Au total pour l’ensemble des services de l’Agence, ce sont quatre séminaires d’idéations qui ont dû être annulés entre mars et avril. Au troisième nous nous sommes dit que nous ne pourrions pas les reprogrammer avant l’automne prochain… mais qu’il était difficile pour nous d’attendre jusque-là. Nous avons donc tenté le séminaire virtuel avec 40 participants : Une salle de visio-conférence commune pour l’introduction et son ice-breaker sur Kahoot, sept salles pouvant accueillir les participants autour d’ateliers thématiques avant une restitution commune l’après-midi.
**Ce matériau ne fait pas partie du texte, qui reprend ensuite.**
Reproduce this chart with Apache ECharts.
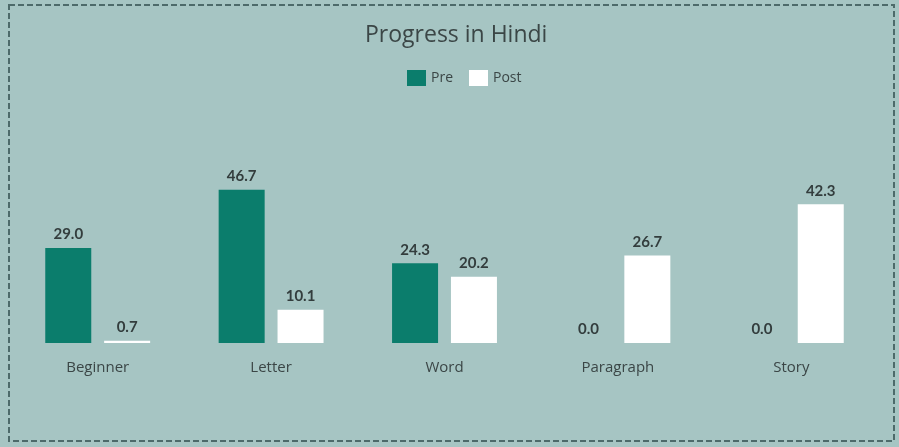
<!DOCTYPE html>
<html>
<head>
<meta charset="utf-8">
<script src="https://cdn.jsdelivr.net/npm/echarts@6/dist/echarts.min.js"></script>
<style>
  html, body { margin: 0; padding: 0; background: #a6c5c3; }
  #chart { width: 899px; height: 447px; }
</style>
</head>
<body>
<div id="chart"></div>
<script>
const categories = ['Beginner', 'Letter', 'Word', 'Paragraph', 'Story']
const preValues = [29.0, 46.7, 24.3, 0.0, 0.0]
const postValues = [0.7, 10.1, 20.2, 26.7, 42.3]

const chart = echarts.init(document.getElementById('chart'))
const labelStyle = {
  show: true,
  position: 'top',
  distance: 6,
  color: '#333d3d',
  fontWeight: 'bold',
  fontSize: 15,
  fontFamily: 'Lato',
  formatter: p => p.value.toFixed(1)
}
const option = {
  backgroundColor: '#a6c5c3',
  animation: false,
  title: {
    text: 'Progress in Hindi',
    left: 360,
    top: 19,
    textStyle: { color: '#3b4646', fontSize: 23, fontWeight: 'normal', fontFamily: 'Open Sans' }
  },
  legend: {
    data: ['Pre', 'Post'],
    top: 65,
    left: 402,
    itemWidth: 19,
    itemHeight: 16,
    itemGap: 16,
    icon: 'rect',
    textStyle: { color: '#3b4646', fontSize: 14, fontFamily: 'Open Sans' }
  },
  grid: { left: 11, right: 21, top: 179, bottom: 104 },
  xAxis: {
    type: 'category',
    data: categories,
    axisLine: { show: false },
    axisTick: { show: false },
    axisLabel: { color: '#3b4646', fontSize: 15, fontFamily: 'Open Sans', margin: 17 }
  },
  yAxis: {
    type: 'value',
    min: 0,
    max: 50,
    show: false,
    splitLine: { show: false }
  },
  series: [
    {
      name: 'Pre',
      type: 'bar',
      data: preValues,
      barWidth: 46,
      barGap: '28%',
      itemStyle: { color: '#0b7d6c' },
      label: labelStyle
    },
    {
      name: 'Post',
      type: 'bar',
      data: postValues,
      barWidth: 46,
      itemStyle: { color: '#ffffff' },
      label: labelStyle
    }
  ],
  graphic: [
    {
      type: 'rect',
      shape: { x: 9, y: 5, width: 885, height: 436 },
      style: { fill: 'none', stroke: '#4d6a6a', lineWidth: 2, lineDash: [6, 3] },
      silent: true
    }
  ]
}
chart.setOption(option)
</script>
</body>
</html>
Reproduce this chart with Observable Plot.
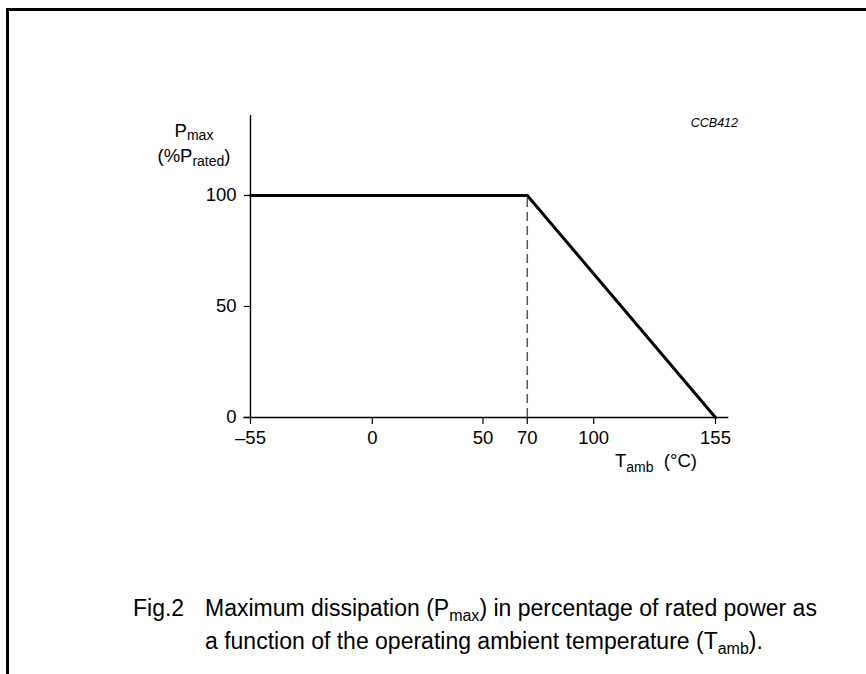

Des supports permettant de faire émerger des idées innovantes comme si nous étions en présence physiquement. Pari réussi ! Tout le monde était présent et loin d’être à court d’idées pour nos orientations stratégiques des prochains mois.

Depuis la création de l’ATIGIP il y a un peu plus d’un an, nous essayons de nous tenir à nos trois lignes directrices pour ne pas dire mantra : simplicité, efficacité et proximité. La proximité en temps ordinaire revient d’une part à nous rendre régulièrement sur le terrain tant dans les tribunaux que les services pénitentiaires d’insertion et de probation ou les structures d’accueil de personnes condamnées et d’autre part à déployer une boîte à outils conçue au plus près des besoins de notre réseau local. La proximité dans la sortie de crise passera aussi par la validation de notre plan d’action auprès de nos référents territoriaux pour être certain que ce plan soit réaliste et réalisable, en phase avec les situations locales.
 
Et puis, nous devrions sans doute ajouter un quatrième mot à cette trilogie : la solidarité. La solidarité de nos équipes avec leurs collègues, plusieurs de nos référents territoriaux étant allés prêter main-forte aux équipes des services pénitentiaires pour préparer les dossiers des détenus sortants de détention alors que rien ne les y obligeait. La solidarité de nos partenaires aussi avec, par exemple, la proposition de Projet Voltaire d’étendre gratuitement leur programme d’apprentissage de l’orthographe à l’ensemble des enfants du personnel du ministère de la Justice, programme expérimenté par ailleurs auprès des personnes condamnées au cours de l’exécution de leur peine.

Aujourd’hui, nous préparons demain : demain pour nos équipes car il est certain que nos méthodes de travail ne seront plus les mêmes et nous déciderons de celles que nous voulons adopter collectivement la semaine précédant la reprise. Demain aussi pour les structures d’accueil et les personnes condamnées, la question étant désormais de savoir comment les personnes devant exécuter un TIG peuvent-elle aider ceux qui seront les plus démunis dans les mois à venir face aux conséquences de cette crise sans précédent. 

 

Jessica Vonderscher, Cheffe du service TIG, Agence du travail d’intérêt général et de l’insertion professionnelle, auditrice de la Session Annuelle 17 et membre du bureau IHEE Connect.